The Race is on
As the candidacy period opens up for players to “officially” cast in their ticket to run, the number of individuals who have already unofficially made announcements on the forums, blogs, or podcasts is drastically lower than what might be considered normal. There are less than two dozen candidates who have submitted their candidacy for running on the Council of Stellar Management’s twelfth iteration, as of the writing of this article. This bodes well for those candidates—as there will only be 10 total selected (a change from last year’s session)—giving these hopefuls a good chance at earning a spot on the CSM. What concerns me, however, is that poor turnout alone. Many of those wishing to run for the CSM in the past placed bids on the EVE Online forums as early as July the year prior. In stark contrast to that, most candidates this election cycle did not place a forum post with their intent to run until December 2016.
This to me screams of concern, but for the life of me, I can’t pinpoint why or how. It could be a matter of it being too early and I could very well be running around the universe yelling that the sky is falling. It is interesting though that in a time where EVE Online should be seeing the greatest resurgence of veteran players and waves of new Alpha Clones after the Inception release, New Eden doesn’t really seem to be that active for the CSM or in general.
Here and Now
Earlier this week CCP went live with CSM XI members on Twitch for their pre-summit meeting, with several on the council making a suggestion that voting takes place within the confines of the game.
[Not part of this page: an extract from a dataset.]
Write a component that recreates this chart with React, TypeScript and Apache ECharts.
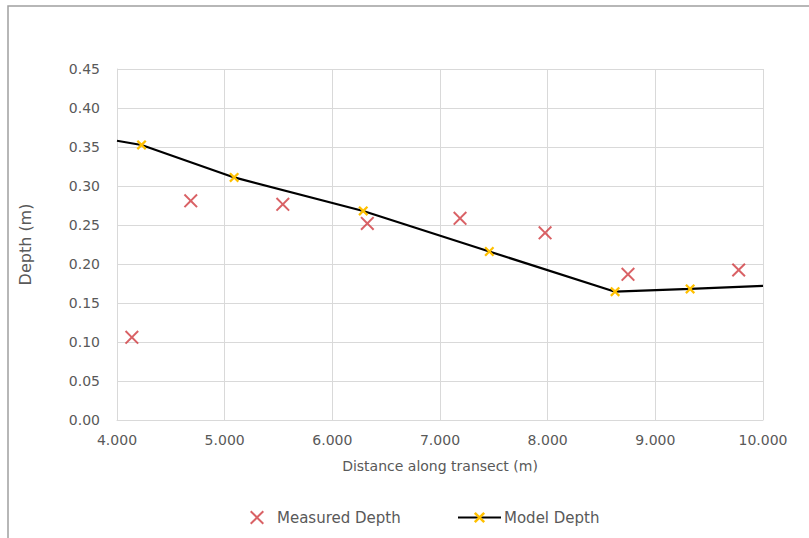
import React, { useEffect, useRef } from "react";
import * as echarts from "echarts";

const measuredX = [4.138, 4.685, 5.54, 6.325, 7.186, 7.976, 8.746, 9.774];
const measuredY = [0.106, 0.281, 0.2765, 0.252, 0.2586, 0.24, 0.1868, 0.1923];

const modelX = [4.0, 4.228, 5.088, 6.287, 7.458, 8.626, 9.323, 10.0];
const modelY = [0.358, 0.3526, 0.311, 0.268, 0.216, 0.1645, 0.168, 0.172];
const modelMarked = [false, true, true, true, true, true, true, false];

const seriesNames = ["Measured Depth", "Model Depth"];
const xTitle = "Distance along transect (m)";
const yTitle = "Depth (m)";

const X_PATH =
  "path://M0,1 L1,0 L5,4 L9,0 L10,1 L6,5 L10,9 L9,10 L5,6 L1,10 L0,9 L4,5 Z";
const X_PATH_BOLD =
  "path://M0,1.6 L1.6,0 L5,3.4 L8.4,0 L10,1.6 L6.6,5 L10,8.4 L8.4,10 L5,6.6 L1.6,10 L0,8.4 L3.4,5 Z";

const FONT = "DejaVu Sans";
const TEXT = "#595959";

export default function App() {
  const ref = useRef<HTMLDivElement>(null);
  useEffect(() => {
    if (!ref.current) return;
    const chart = echarts.init(ref.current, undefined, { renderer: "svg" });
    chart.setOption({
      animation: false,
      backgroundColor: "#ffffff",
      graphic: [
        {
          type: "rect",
          shape: { x: 8, y: 6, width: 900, height: 700 },
          style: { fill: "none", stroke: "#a0a0a0", lineWidth: 1.5 },
          silent: true,
          z: -1,
        },
      ],
      grid: { left: 117, right: 46, top: 69, bottom: 118 },
      legend: [
        {
          data: [{ name: seriesNames[0], icon: X_PATH }],
          left: 245,
          top: 505,
          itemWidth: 14,
          itemHeight: 14,
          itemGap: 0,
          textStyle: {
            fontFamily: FONT,
            fontSize: 15,
            color: TEXT,
            padding: [0, 0, 0, 8],
          },
        },
        {
          data: [seriesNames[1]],
          left: 452,
          top: 505,
          itemWidth: 43,
          itemHeight: 14,
          textStyle: { fontFamily: FONT, fontSize: 15, color: TEXT, padding: [0, 0, 0, -2] },
        },
      ],
      xAxis: {
        type: "value",
        min: 4,
        max: 10,
        interval: 1,
        name: xTitle,
        nameLocation: "middle",
        nameGap: 39,
        nameTextStyle: { fontFamily: FONT, fontSize: 14, color: TEXT },
        axisLine: { show: true, lineStyle: { color: "#d9d9d9", width: 1 } },
        axisTick: { show: false },
        axisLabel: {
          fontFamily: FONT,
          fontSize: 14,
          color: TEXT,
          margin: 13,
          formatter: (v: number) => v.toFixed(3),
        },
        splitLine: { show: true, lineStyle: { color: "#d9d9d9", width: 1 } },
      },
      yAxis: {
        type: "value",
        min: 0,
        max: 0.45,
        interval: 0.05,
        name: yTitle,
        nameLocation: "middle",
        nameGap: 84,
        nameTextStyle: { fontFamily: FONT, fontSize: 16, color: TEXT },
        axisLine: { show: true, lineStyle: { color: "#d9d9d9", width: 1 } },
        axisTick: { show: false },
        axisLabel: {
          fontFamily: FONT,
          fontSize: 14,
          color: TEXT,
          margin: 17,
          formatter: (v: number) => v.toFixed(2),
        },
        splitLine: { show: true, lineStyle: { color: "#d9d9d9", width: 1 } },
      },
      series: [
        {
          name: seriesNames[0],
          type: "scatter",
          symbol: X_PATH,
          symbolSize: 14,
          itemStyle: { color: "#d0393e" },
          data: measuredX.map((x, i) => [x, measuredY[i]]),
          z: 3,
        },
        {
          name: seriesNames[1],
          type: "line",
          symbol: X_PATH_BOLD,
          symbolSize: 10,
          showAllSymbol: true,
          lineStyle: { color: "#000000", width: 2.2 },
          itemStyle: { color: "#ffc000" },
          data: modelX.map((x, i) => ({
            value: [x, modelY[i]],
            symbol: modelMarked[i] ? X_PATH_BOLD : "none",
          })),
          z: 4,
        },
      ],
    });
    return () => chart.dispose();
  }, []);
  return (
    <div
      ref={ref}
      style={{ position: "absolute", left: 0, top: 0, width: 809, height: 538 }}
    />
  );
}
I suggested this same thing on the latest episode of The Mind Clash Podcast. Just like it did when suggested at the pre-summit, the overall reception wasn’t well received in regards to that concept. As most meta-level players know, the vast majority of the player base has little knowledge about the CSM and the out of game experiences that we do. The loudest argument against putting voting into the game is that those players who know little to nothing of the meta would now have a voice in a portion of the game that they know nothing about, essentially skewing the results for something that might not even matter to them.
There can be a lot to agree or disagree with for either side of that coin, but the fact still remains that from the outside it almost seems as though the legitimacy of the council is waning. Much drama was encountered in CSM X, and this year players have voiced their concerns that they feel the CSM isn’t very active. As feature rich and exciting as this past year has been for the world of EVE Online, one might not know it based on the current level of enthusiasm and participation. Thinking about that further, and with the overall sense from the council that players who know nothing of the CSM or “their version” of the game, it might be a little too bold to say that the opinion of the average player isn’t critical. What good, then, is a council that isn’t 100% representative of the majority of a body of players?
Some critics have suggested that multiple focus groups might be a better alternative to a council of few. The question to that suggestion, however, might be “who picks that focus group?” and we are back to square one regarding a player selected group(s) vs. group(s) chosen by the developers.
Regarding how the current CSM feels about making the voting process and awareness of the council more visible, we are still talking about a small group of specialized meta players that are voted in by another small group of meta players. The process, as it has been, still discounts and does not involve the majority of the people who actually make up the player base. This concept hearkens back to times when social media and the freedoms we take for granted today didn’t exist, and where the mass majority had no knowledge and especially no input on their own lives. To say that 10 or 14 individuals chosen from an elite group of citizens is a true representation of the people is absolutely ludicrous. At a point in the game where the developers are attempting to elicit new blood via the free to play option, it only seems reasonable that the door between classes be open within the game so that ALL players are involved in the community, not just the chosen few or those that feel that their play style is the one true way.
At some point in the history of New Eden, we were all new players and knew nothing of much of the inner workings and politics behind the scenes, and the only way we found out was likely through curiosity. Something that always comes up in discussions of helping new players is the idea that if they want help, they have to ask. To which my counter is always: how do you know what questions to ask if there is nothing indicating a need to ask? Especially in a game as complex as EVE Online where there isn’t an actual, included instruction manual. How then can you navigate a game that doesn’t have a map (yes I know there is a map), or ask for directions when no destination is presented at the start of your journey?
To wrap up this rambling, I only ask that those readings this stop and give some reflection on this topic. If you have thoughts on how the players and the developers can include all of the citizens of this universe we share, please engage in discussions with those that will listen. Expressing your concerns to CCP and the CSM are helpful, but the most important thing that someone can do to raise awareness and visibility is to seek out your fellow capsuleer and shout from the mountain tops that there is more to this game than what is behind the singular existence that they have been living in. Get out there, get involved, and make this game greater by sharing your passion with those that have not been allowed to share in all the mysteries of this game.